— Records provided —
§ §

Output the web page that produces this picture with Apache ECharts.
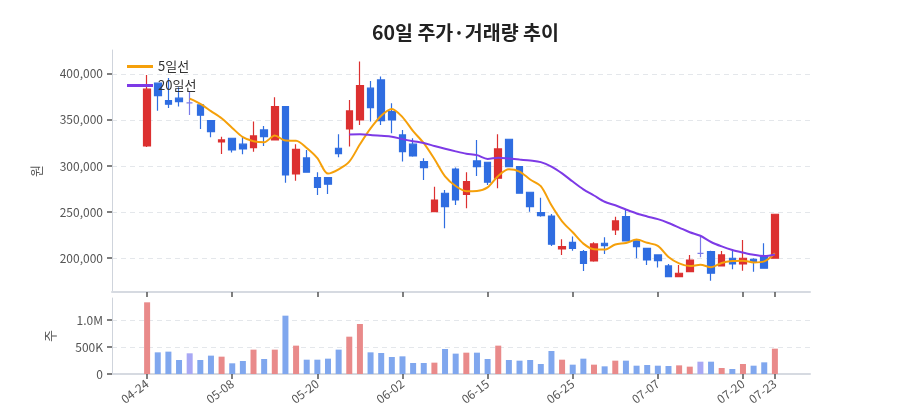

§ §

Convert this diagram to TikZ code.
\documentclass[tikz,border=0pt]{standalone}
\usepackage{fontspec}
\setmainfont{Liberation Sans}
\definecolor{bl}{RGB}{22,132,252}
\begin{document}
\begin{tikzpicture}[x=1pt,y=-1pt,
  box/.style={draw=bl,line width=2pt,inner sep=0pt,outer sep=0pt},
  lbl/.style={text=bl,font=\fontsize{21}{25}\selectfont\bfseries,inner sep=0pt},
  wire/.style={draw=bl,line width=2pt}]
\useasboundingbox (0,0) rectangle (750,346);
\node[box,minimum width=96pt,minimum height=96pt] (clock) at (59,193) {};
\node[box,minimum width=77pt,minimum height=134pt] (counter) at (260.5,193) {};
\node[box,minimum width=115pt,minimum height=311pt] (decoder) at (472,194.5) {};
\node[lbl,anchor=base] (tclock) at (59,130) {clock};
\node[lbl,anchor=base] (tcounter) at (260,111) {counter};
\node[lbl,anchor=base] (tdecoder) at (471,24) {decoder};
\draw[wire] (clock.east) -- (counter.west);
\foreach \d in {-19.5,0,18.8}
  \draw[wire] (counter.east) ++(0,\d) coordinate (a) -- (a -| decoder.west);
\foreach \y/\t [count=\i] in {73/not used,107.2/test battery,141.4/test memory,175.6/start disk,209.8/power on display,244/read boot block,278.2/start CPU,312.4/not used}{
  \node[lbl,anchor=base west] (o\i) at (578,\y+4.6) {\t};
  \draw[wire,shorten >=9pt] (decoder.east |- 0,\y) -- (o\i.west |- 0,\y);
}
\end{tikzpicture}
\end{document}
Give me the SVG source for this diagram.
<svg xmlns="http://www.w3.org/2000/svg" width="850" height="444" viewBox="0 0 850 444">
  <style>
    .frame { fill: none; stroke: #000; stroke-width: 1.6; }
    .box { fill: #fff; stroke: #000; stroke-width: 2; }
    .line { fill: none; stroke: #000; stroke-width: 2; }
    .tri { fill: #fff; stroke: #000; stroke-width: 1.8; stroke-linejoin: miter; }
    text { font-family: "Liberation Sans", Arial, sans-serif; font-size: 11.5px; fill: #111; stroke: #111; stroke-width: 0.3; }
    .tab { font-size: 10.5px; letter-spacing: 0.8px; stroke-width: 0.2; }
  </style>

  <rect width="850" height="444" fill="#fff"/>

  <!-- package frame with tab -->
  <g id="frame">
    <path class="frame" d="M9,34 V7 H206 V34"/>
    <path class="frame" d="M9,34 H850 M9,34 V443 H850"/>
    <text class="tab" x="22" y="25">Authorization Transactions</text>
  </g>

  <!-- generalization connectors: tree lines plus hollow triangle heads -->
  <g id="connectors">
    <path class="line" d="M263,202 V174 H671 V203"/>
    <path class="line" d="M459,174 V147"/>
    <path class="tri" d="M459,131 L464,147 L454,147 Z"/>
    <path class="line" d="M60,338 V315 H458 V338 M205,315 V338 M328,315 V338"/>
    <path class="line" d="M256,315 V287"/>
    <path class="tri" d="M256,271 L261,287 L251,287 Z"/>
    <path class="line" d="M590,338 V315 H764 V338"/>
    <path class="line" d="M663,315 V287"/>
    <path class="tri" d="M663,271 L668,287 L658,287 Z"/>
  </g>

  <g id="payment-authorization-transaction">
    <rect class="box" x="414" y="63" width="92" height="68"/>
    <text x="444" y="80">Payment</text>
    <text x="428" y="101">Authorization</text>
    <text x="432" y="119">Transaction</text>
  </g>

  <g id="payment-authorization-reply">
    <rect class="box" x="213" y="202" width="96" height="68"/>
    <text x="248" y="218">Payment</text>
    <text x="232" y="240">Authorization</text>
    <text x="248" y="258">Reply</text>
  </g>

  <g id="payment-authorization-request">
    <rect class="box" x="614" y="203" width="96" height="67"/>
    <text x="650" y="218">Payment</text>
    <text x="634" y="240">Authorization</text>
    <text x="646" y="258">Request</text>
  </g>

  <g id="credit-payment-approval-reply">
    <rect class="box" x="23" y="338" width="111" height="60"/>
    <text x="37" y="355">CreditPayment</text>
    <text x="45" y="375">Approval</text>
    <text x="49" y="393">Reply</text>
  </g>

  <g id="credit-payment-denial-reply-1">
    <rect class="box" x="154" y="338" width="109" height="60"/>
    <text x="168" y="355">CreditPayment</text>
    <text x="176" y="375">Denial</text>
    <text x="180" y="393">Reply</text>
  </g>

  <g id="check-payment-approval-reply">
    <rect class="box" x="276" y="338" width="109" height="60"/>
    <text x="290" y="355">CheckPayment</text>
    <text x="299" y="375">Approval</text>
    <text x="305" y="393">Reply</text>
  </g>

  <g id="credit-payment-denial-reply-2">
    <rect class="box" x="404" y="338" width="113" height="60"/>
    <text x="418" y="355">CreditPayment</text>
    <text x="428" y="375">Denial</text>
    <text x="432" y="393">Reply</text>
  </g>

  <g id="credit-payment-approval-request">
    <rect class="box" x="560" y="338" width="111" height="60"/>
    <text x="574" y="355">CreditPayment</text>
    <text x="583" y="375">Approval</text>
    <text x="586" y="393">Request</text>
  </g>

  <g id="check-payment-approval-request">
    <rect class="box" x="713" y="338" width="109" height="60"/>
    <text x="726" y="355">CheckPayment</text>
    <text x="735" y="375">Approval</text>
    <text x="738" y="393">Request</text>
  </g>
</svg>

§ §

Copy every line of the data that holds the string "this".

Output the web page that produces this picture with Apache ECharts.
Convert this diagram to TikZ code.
Give me the SVG source for this diagram.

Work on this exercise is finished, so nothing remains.